Suicide is a way to reject the struggle in a final permanent gesture. This act goes against our evolutionary patterns. Suicide of course isn’t the answer. Letting go and learning to accept and even embrace uncertainty is the way forward.
Common core beliefs of individuals seeking certainty and control:
“If I am not in control I won’t be safe”
“If I am not in control something bad will happen”
“If I take my eye off the ball I will be unhappy”
“If I am not perfect no one will want/like me”
A lack of control is threatening. We want to be in control, we need to feel powerful, we need to feel competent and successful.When we feel in charge of our future/destiny, we feel safer. This safety really is an illusion though. We want to be in charge of health, in control of our relationships and how we spend our lives
What threatens this pursuit of control:
The world around us – the more the population grows the less individual freedom we have – a threat to our control.
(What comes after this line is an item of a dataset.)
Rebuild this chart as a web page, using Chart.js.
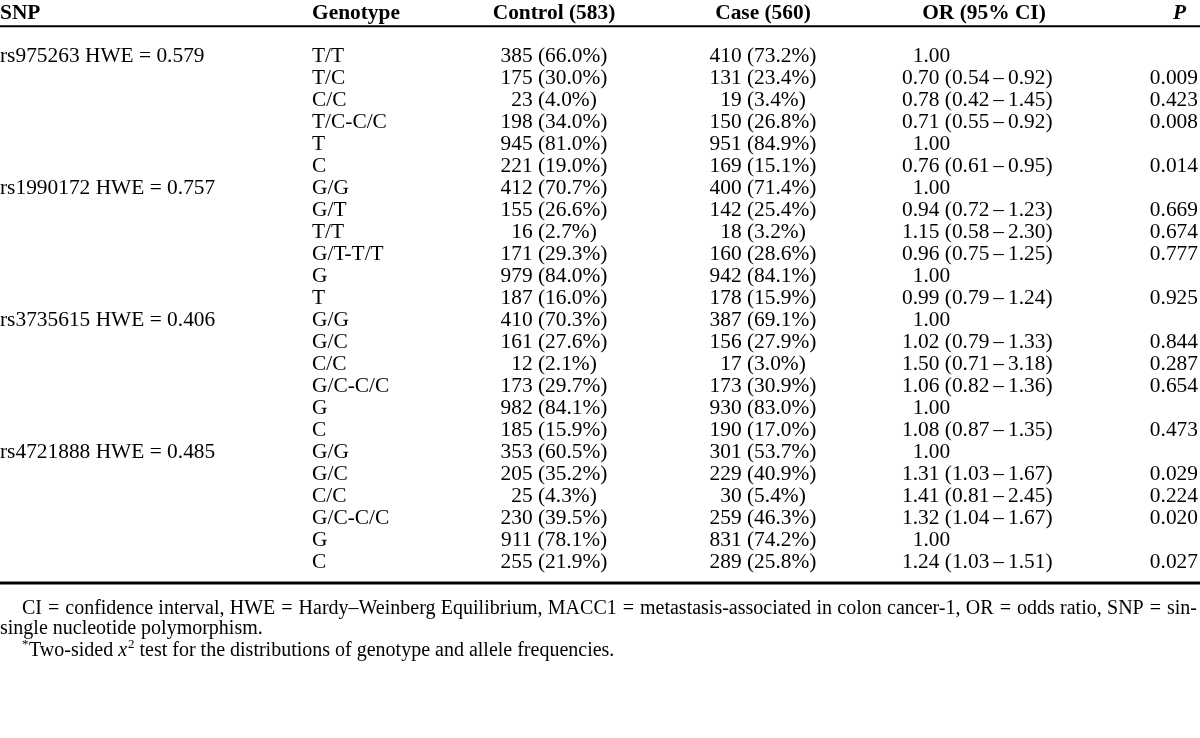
<!DOCTYPE html>
<html>
<head>
<meta charset="utf-8">
<script src="https://cdn.jsdelivr.net/npm/chart.js@4.4.1/dist/chart.umd.min.js"></script>
<style>
html, body { margin: 0; padding: 0; background: #fff; }
#wrap { width: 1200px; height: 738px; }
</style>
</head>
<body>
<div id="wrap"><canvas id="tbl" width="1200" height="738"></canvas></div>
<script>
const headers = ['SNP', 'Genotype', 'Control (583)', 'Case (560)', 'OR (95% CI)', 'P'];
const snpLabels = ['rs975263 HWE = 0.579', 'rs1990172 HWE = 0.757', 'rs3735615 HWE = 0.406', 'rs4721888 HWE = 0.485'];
const genotypes = [
    'T/T', 'T/C', 'C/C', 'T/C-C/C', 'T', 'C',
    'G/G', 'G/T', 'T/T', 'G/T-T/T', 'G', 'T',
    'G/G', 'G/C', 'C/C', 'G/C-C/C', 'G', 'C',
    'G/G', 'G/C', 'C/C', 'G/C-C/C', 'G', 'C'
];
const controlVals = [
    '385 (66.0%)', '175 (30.0%)', '23 (4.0%)', '198 (34.0%)', '945 (81.0%)', '221 (19.0%)',
    '412 (70.7%)', '155 (26.6%)', '16 (2.7%)', '171 (29.3%)', '979 (84.0%)', '187 (16.0%)',
    '410 (70.3%)', '161 (27.6%)', '12 (2.1%)', '173 (29.7%)', '982 (84.1%)', '185 (15.9%)',
    '353 (60.5%)', '205 (35.2%)', '25 (4.3%)', '230 (39.5%)', '911 (78.1%)', '255 (21.9%)'
];
const caseVals = [
    '410 (73.2%)', '131 (23.4%)', '19 (3.4%)', '150 (26.8%)', '951 (84.9%)', '169 (15.1%)',
    '400 (71.4%)', '142 (25.4%)', '18 (3.2%)', '160 (28.6%)', '942 (84.1%)', '178 (15.9%)',
    '387 (69.1%)', '156 (27.9%)', '17 (3.0%)', '173 (30.9%)', '930 (83.0%)', '190 (17.0%)',
    '301 (53.7%)', '229 (40.9%)', '30 (5.4%)', '259 (46.3%)', '831 (74.2%)', '289 (25.8%)'
];
const orVals = [
    '1.00', '0.70 (0.54\u20130.92)', '0.78 (0.42\u20131.45)', '0.71 (0.55\u20130.92)', '1.00', '0.76 (0.61\u20130.95)',
    '1.00', '0.94 (0.72\u20131.23)', '1.15 (0.58\u20132.30)', '0.96 (0.75\u20131.25)', '1.00', '0.99 (0.79\u20131.24)',
    '1.00', '1.02 (0.79\u20131.33)', '1.50 (0.71\u20133.18)', '1.06 (0.82\u20131.36)', '1.00', '1.08 (0.87\u20131.35)',
    '1.00', '1.31 (1.03\u20131.67)', '1.41 (0.81\u20132.45)', '1.32 (1.04\u20131.67)', '1.00', '1.24 (1.03\u20131.51)'
];
const pVals = [
    '', '0.009', '0.423', '0.008', '', '0.014',
    '', '0.669', '0.674', '0.777', '', '0.925',
    '', '0.844', '0.287', '0.654', '', '0.473',
    '', '0.029', '0.224', '0.020', '', '0.027'
];
const footnote1 = 'CI = confidence interval, HWE = Hardy\u2013Weinberg Equilibrium, MACC1 = metastasis-associated in colon cancer-1, OR = odds ratio, SNP = sin-';
const footnote2 = 'single nucleotide polymorphism.';
const footnote3 = ['Two-sided ', 'x', '2', ' test for the distributions of genotype and allele frequencies.'];

// column anchors (x scale units) and row layout (y scale units)
const colX = [0, 312, 554, 763, 902, 1198];
const colAlign = ['left', 'left', 'center', 'center', 'left', 'right'];
const headerRow = -1.95, topRule = -1.36, bottomRule = 23.95;
const noteRows = [25.1, 26.05, 27.05];

const FONT = '"Liberation Serif", "Times New Roman", serif';
const SIZE = '21.4px ';
const NOTE = '20px ';

function column(texts, i) {
    return {
        label: headers[i],
        texts: texts,
        align: colAlign[i],
        data: texts.map((t, r) => ({ x: colX[i], y: r })),
        pointRadius: 0,
        showLine: false
    };
}

const snpCol = column(snpLabels, 0);
snpCol.data = snpLabels.map((t, k) => ({ x: colX[0], y: k * 6 }));

// draw a string, giving the en dash a little air
function airText(ctx, t, x, y, pad) {
    const parts = t.split(/(\u2013)/);
    parts.forEach(p => {
        if (p === '\u2013') {
            x += pad;
            ctx.fillText(p, x, y);
            x += ctx.measureText(p).width + pad;
        } else {
            ctx.fillText(p, x, y);
            x += ctx.measureText(p).width;
        }
    });
}

const tablePlugin = {
    id: 'tableText',
    afterDatasetsDraw(chart) {
        const ctx = chart.ctx;
        const xs = chart.scales.x, ys = chart.scales.y;
        ctx.save();
        ctx.fillStyle = '#000';
        ctx.textBaseline = 'middle';

        // body cells
        ctx.font = SIZE + FONT;
        const zeroW = ctx.measureText('0').width;
        chart.data.datasets.forEach((ds, di) => {
            const meta = chart.getDatasetMeta(di);
            ctx.textAlign = ds.align;
            meta.data.forEach((pt, r) => {
                const t = ds.texts[r];
                let x = pt.x;
                if (di === 4) {
                    if (t === '1.00') x += zeroW;
                    airText(ctx, t, x, pt.y, 4);
                } else {
                    ctx.fillText(t, x, pt.y);
                }
            });
        });

        // header
        headers.forEach((h, i) => {
            ctx.font = (i === 5 ? 'italic bold ' : 'bold ') + SIZE + FONT;
            ctx.textAlign = colAlign[i];
            let x = xs.getPixelForValue(colX[i]);
            if (i === 4) { ctx.textAlign = 'center'; x = xs.getPixelForValue(984); }
            if (i === 5) x -= 12;
            ctx.fillText(h, x, ys.getPixelForValue(headerRow));
        });

        // rules
        const x0 = xs.getPixelForValue(0), x1 = xs.getPixelForValue(1200);
        ctx.lineWidth = 2;
        ctx.beginPath();
        ctx.moveTo(x0, ys.getPixelForValue(topRule));
        ctx.lineTo(x1, ys.getPixelForValue(topRule));
        ctx.stroke();
        ctx.lineWidth = 3;
        ctx.beginPath();
        ctx.moveTo(x0, ys.getPixelForValue(bottomRule));
        ctx.lineTo(x1, ys.getPixelForValue(bottomRule));
        ctx.stroke();

        // footnotes: first line justified, "=" keeps a fixed gap to its neighbours
        ctx.font = NOTE + FONT;
        ctx.textAlign = 'left';
        const words = footnote1.split(' ');
        const left = 22, right = 1197, eqGap = 6;
        let wsum = 0, fixed = 0, loose = 0;
        words.forEach((w, k) => {
            wsum += ctx.measureText(w).width;
            if (k < words.length - 1) {
                if (w === '=' || words[k + 1] === '=') fixed += eqGap; else loose++;
            }
        });
        const gap = (right - left - wsum - fixed) / loose;
        let cx = left;
        const y1 = ys.getPixelForValue(noteRows[0]);
        words.forEach((w, k) => {
            ctx.fillText(w, cx, y1);
            cx += ctx.measureText(w).width;
            if (k < words.length - 1) cx += (w === '=' || words[k + 1] === '=') ? eqGap : gap;
        });

        ctx.fillText(footnote2, 0, ys.getPixelForValue(noteRows[1]));

        const y3 = ys.getPixelForValue(noteRows[2]);
        ctx.font = '13px ' + FONT;
        ctx.fillText('*', 22, y3 - 7);
        let px = 29;
        ctx.font = NOTE + FONT;
        ctx.fillText(footnote3[0], px, y3); px += ctx.measureText(footnote3[0]).width;
        ctx.font = 'italic ' + NOTE + FONT;
        ctx.fillText(footnote3[1], px, y3); px += ctx.measureText(footnote3[1]).width + 1;
        ctx.font = '13px ' + FONT;
        ctx.fillText(footnote3[2], px, y3 - 7); px += ctx.measureText(footnote3[2]).width;
        ctx.font = NOTE + FONT;
        ctx.fillText(footnote3[3], px, y3);
        ctx.restore();
    }
};

const ctx = document.getElementById('tbl').getContext('2d');
const tableChart = new Chart(ctx, {
    type: 'scatter',
    data: {
        datasets: [
            snpCol,
            column(genotypes, 1),
            column(controlVals, 2),
            column(caseVals, 3),
            column(orVals, 4),
            column(pVals, 5)
        ]
    },
    options: {
        responsive: false,
        maintainAspectRatio: false,
        animation: false,
        layout: { padding: 0 },
        plugins: { legend: { display: false }, tooltip: { enabled: false } },
        scales: {
            x: { type: 'linear', display: false, min: 0, max: 1200 },
            y: { type: 'linear', display: false, reverse: true, min: -2.55, max: 30.995 }
        }
    },
    plugins: [tablePlugin]
});
</script>
</body>
</html>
Pandemics (COVID) huge crisis = we all feel less in control
Politicians – they have the ability to affect our freedom and that in turn, affects our sense of control
Other people – their goals and desires may clash with ours – feel less in control
Society – limits and restricts our personal freedoms/choices – in other words, our control.
CONTROL IS A MYTH. Where has this concept come from? Control rather than collaboration?
How do you try to stay in control? Recognise any of these?
Overcompensation – entitlement, acting superior
Perfectionism – trying to be perfect in every way (often comes from low self-esteem).
Procrastination (due to fear of failure)
Trying to be in control leads to procrastination, indecision, fear of failure,
Evolution and certainty
Being in control can be likened to survival of the fittest – controlling and mastering others and the environment improved survival in the past genetically engineered to pursue control
What you can and can’t control – know the difference!
Peace of mind comes from letting go of what you cannot control and that’s most of your environment. We resist this and mistakenly believe we have more control than we do – hence anxiety. Try not to overthink the future. Create short-term and long-term goals but then get back to living. Create a gratitude journal to help you focus on what is good in your life as we all tend to default to fearful “what if” thinking and this encourages anxiety to breed.
How to tolerate uncertainty:
Acceptance – stop resisting the way things are
Learn distress tolerance
Buddhist ways of detachment from physical world
Accepting others as they are – nurturing quality in relationships and with others in general
Push yourself to do things where the outcome is unknown. The more you cope with uncertainty, the more confidence you will have in your ability to deal with life and the unexpected.
I hope this blog post gets you thinking about ways in which you try to find certainty and a sense of control in your life. Think about whether what you do is helpful or whether you are stuck in an unhelpful cycle that maintains your fear and anxiety. It’s a huge burden lifted off your shoulders when you learn to step back and allow life to unfold naturally instead of trying desperately to head trouble off before it arises (and often it will never materialise but you will have days of angst to show for it).
Problem-solving has its place and it’s fine to anticipate problems and then put plans in place but then forget about it. Know what you can control and what you can’t and try to let go of what you have no influence over. You’ll be a lot more content and peaceful.